Türkiye’de yeni bir darbe olması mümkün mü? Bir dönemin sosyal demokratları, hatta solcuları bile rejim değişikliğine gittiğimiz kaygısıyla orduya darbe çağrısında bulundu. Siz bu süreçte ne hissettiniz?
Öncelikle, darbe isteyen solcuyu, kendi celladına aşık bir idam mahkumu gibi görürüm. Ama zaten darbeler, solcuların ya da sosyal demokratların istemesiyle olabilecek bir şey değil. Dünyanın herhangi bir yerinde ya da Türkiye’de darbeler hep büyük sermayenin talebi üzerine gerçekleştirildi. Türkiye’de, dahası dünyanın herhangi bir köşesinde bir darbe iklimi olduğu kanısında değilim. Yakın zaman kesitinde Ayışığı, Sarıkız gibi başarısız darbe girişimlerinin bu kadar çok olması size de şaşırtıcı gelmiyor mu? Hani darbeyi elinde silah olan yapardı? Hani emir nerede, komuta nerede, zincir nerede?

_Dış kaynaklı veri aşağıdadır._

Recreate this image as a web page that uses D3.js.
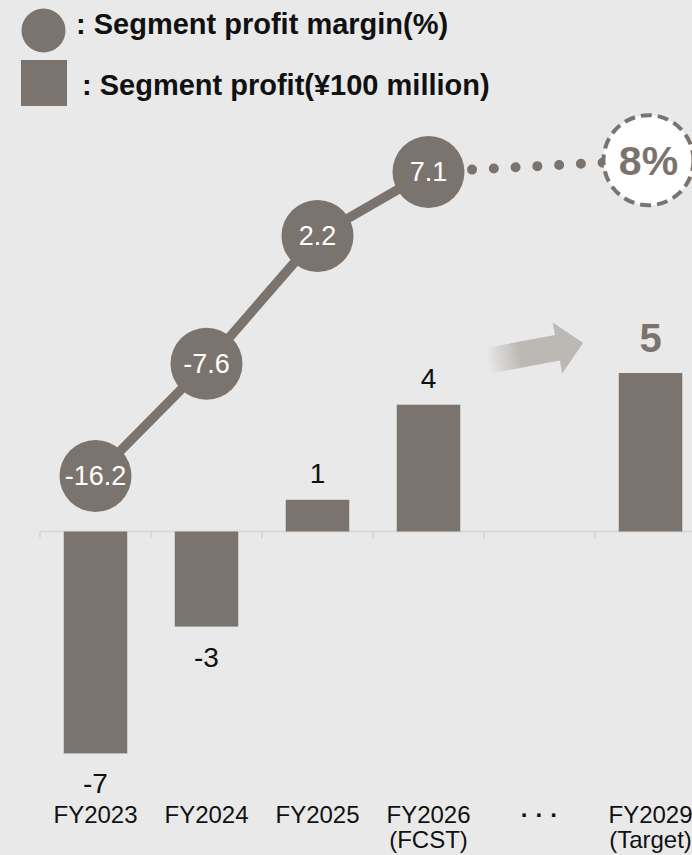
<!DOCTYPE html>
<html>
<head>
<meta charset="utf-8">
<script src="https://cdn.jsdelivr.net/npm/d3@7/dist/d3.min.js"></script>
<style>
  html, body { margin: 0; padding: 0; background: #e9e9e9; }
  svg { display: block; font-family: "Liberation Sans", Arial, sans-serif; }
</style>
</head>
<body>
<svg id="chart" width="692" height="855"></svg>
<script>
// Fiscal years on the x axis (second line shown under the year)
const categories = ["FY2023", "FY2024", "FY2025", "FY2026", "gap", "FY2029"];
const subLabels = ["", "", "", "(FCST)", "", "(Target)"];
// Segment profit, ¥100 million (bars)
const profit = [-7, -3, 1, 4, null, 5];
// Segment profit margin, % (circles)
const margin = [-16.2, -7.6, 2.2, 7.1, null, null];
// Margin target for the final year
const marginTarget = 8;

const W = 692, H = 855;
const grey = "#7b746e";
const svg = d3.select("#chart");

svg.append("rect").attr("width", W).attr("height", H).attr("fill", "#e9e9e9");

const x = d3.scaleBand().domain(categories).range([40, 706]).padding(0);
const cx = c => x(c) + x.bandwidth() / 2;
const barW = x.bandwidth() * 0.572;

const yBar = d3.scaleLinear().domain([-8, 6]).range([785.1, 341.3]);
const yMargin = d3.scaleLinear().domain([-16.2, 8]).range([476, 160.2]);

// --- legend ---
const legend = svg.append("g");
legend.append("circle").attr("cx", 43.5).attr("cy", 30.5).attr("r", 22).attr("fill", grey);
legend.append("rect").attr("x", 21).attr("y", 60).attr("width", 46).attr("height", 46).attr("fill", grey);
legend.append("text").attr("x", 76).attr("y", 34)
  .attr("font-size", 29).attr("font-weight", "bold").attr("fill", "#111")
  .text(": Segment profit margin(%)");
legend.append("text").attr("x", 82).attr("y", 95)
  .attr("font-size", 29).attr("font-weight", "bold").attr("fill", "#111")
  .text(": Segment profit(¥100 million)");

// --- axis ---
const y0 = yBar(0);
const axis = svg.append("g").attr("transform", `translate(0,${y0})`)
  .call(d3.axisBottom(x).tickSize(7).tickFormat(""));
axis.select(".domain").remove();
axis.selectAll(".tick").remove();
axis.append("line").attr("x1", 40).attr("x2", 706).attr("y1", 0).attr("y2", 0)
  .attr("stroke", "#d9d9d9").attr("stroke-width", 2);
const tickPos = categories.map(c => x(c)).concat([x(categories[categories.length - 1]) + x.step()]);
axis.selectAll("line.tk").data(tickPos).join("line").attr("class", "tk")
  .attr("x1", d => d).attr("x2", d => d).attr("y1", 0).attr("y2", 7)
  .attr("stroke", "#d9d9d9").attr("stroke-width", 2);

// --- bars ---
const barData = categories.map((c, i) => ({ c, v: profit[i], i })).filter(d => d.v !== null);
svg.append("g").selectAll("rect").data(barData).join("rect")
  .attr("x", d => cx(d.c) - barW / 2)
  .attr("width", barW)
  .attr("y", d => Math.min(yBar(d.v), y0))
  .attr("height", d => Math.abs(yBar(d.v) - y0))
  .attr("fill", grey);

// bar value labels
svg.append("g").selectAll("text").data(barData).join("text")
  .attr("x", d => cx(d.c))
  .attr("y", d => d.v < 0 ? yBar(d.v) + 40 : (d.i === 5 ? yBar(d.v) - 21 : yBar(d.v) - 17))
  .attr("text-anchor", "middle")
  .attr("font-size", d => d.i === 5 ? 40 : 28)
  .attr("font-weight", d => d.i === 5 ? "bold" : "normal")
  .attr("fill", d => d.i === 5 ? grey : "#111")
  .text(d => d.v);

// --- category labels ---
const catG = svg.append("g").attr("font-size", 24).attr("fill", "#111").attr("text-anchor", "middle");
categories.forEach((c, i) => {
  if (c === "gap") {
    catG.append("text").attr("x", cx(c)).attr("y", 823).attr("font-weight", "bold")
      .text("· · ·");
    return;
  }
  catG.append("text").attr("x", cx(c)).attr("y", 823).text(c);
  if (subLabels[i]) catG.append("text").attr("x", cx(c)).attr("y", 848).text(subLabels[i]);
});

// --- progression arrow ---
const defs = svg.append("defs");
const grad = defs.append("linearGradient").attr("id", "arrowFade")
  .attr("x1", 0).attr("x2", 1).attr("y1", 0).attr("y2", 0);
grad.append("stop").attr("offset", 0).attr("stop-color", "#bcb8b4").attr("stop-opacity", 0);
grad.append("stop").attr("offset", 0.35).attr("stop-color", "#bcb8b4").attr("stop-opacity", 1);
grad.append("stop").attr("offset", 1).attr("stop-color", "#bcb8b4").attr("stop-opacity", 1);
const ax0 = cx("gap") - 52.5, ay0 = 361;
svg.append("path")
  .attr("transform", `translate(${ax0},${ay0}) rotate(-10.6)`)
  .attr("d", "M0,-13 L71.6,-13 L71.6,-26 L97.7,0 L71.6,26 L71.6,13 L0,13 Z")
  .attr("fill", "url(#arrowFade)");

// --- margin line and circles ---
const mData = categories.map((c, i) => ({ c, v: margin[i] })).filter(d => d.v !== null);
const line = d3.line().x(d => cx(d.c)).y(d => yMargin(d.v));
svg.append("path").datum(mData).attr("d", line)
  .attr("fill", "none").attr("stroke", grey).attr("stroke-width", 9.5);

// dotted path toward the target
const last = mData[mData.length - 1];
const tx = cx("FY2029") - 2, ty = yMargin(marginTarget);
svg.append("line")
  .attr("x1", cx(last.c)).attr("y1", yMargin(last.v))
  .attr("x2", tx).attr("y2", ty)
  .attr("stroke", grey).attr("stroke-width", 10).attr("stroke-linecap", "round")
  .attr("stroke-dasharray", "0 21.8");

svg.append("g").selectAll("circle").data(mData).join("circle")
  .attr("cx", d => cx(d.c)).attr("cy", d => yMargin(d.v)).attr("r", 36).attr("fill", grey);
svg.append("g").selectAll("text").data(mData).join("text")
  .attr("x", d => cx(d.c)).attr("y", d => yMargin(d.v)).attr("dy", "0.35em")
  .attr("text-anchor", "middle").attr("font-size", 27).attr("fill", "#fff")
  .text(d => d.v);

// target circle
svg.append("circle").attr("cx", tx).attr("cy", ty).attr("r", 45)
  .attr("fill", "#fff").attr("stroke", grey).attr("stroke-width", 4)
  .attr("stroke-dasharray", "11 6");
svg.append("text").attr("x", tx).attr("y", ty).attr("dy", "0.36em")
  .attr("text-anchor", "middle").attr("font-size", 41).attr("font-weight", "bold")
  .attr("fill", grey).text(marginTarget + "%");
</script>
</body>
</html>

İşkenceler, gözaltılar, infazlarla geçen onca yıldan sonra darbecilerin yargılanabileceğine inanıyor musun?
Bence yargılanmayacaklar. Çünkü toplumda hâlâ bu yönde bir istek ve irade oluşmuş değil. “Darbecileri yargılayalım” talebi henüz çok küçük bir çevrede dile getiriliyor, üstelik bir türlü toplumsallaşamıyor da. Aslında belki de asıl sorgulanması gereken yön budur. Bence bunun yanıtı, 12 Eylül darbesinin nasıl bir toplum mühendisliğine soyunduğunda saklı. Apolitik bir kimlikle yetişmiş olanlardan, darbecileri yargılamak gibi büyük ve cesur adım beklemek sanırım büyük bir saflık olur.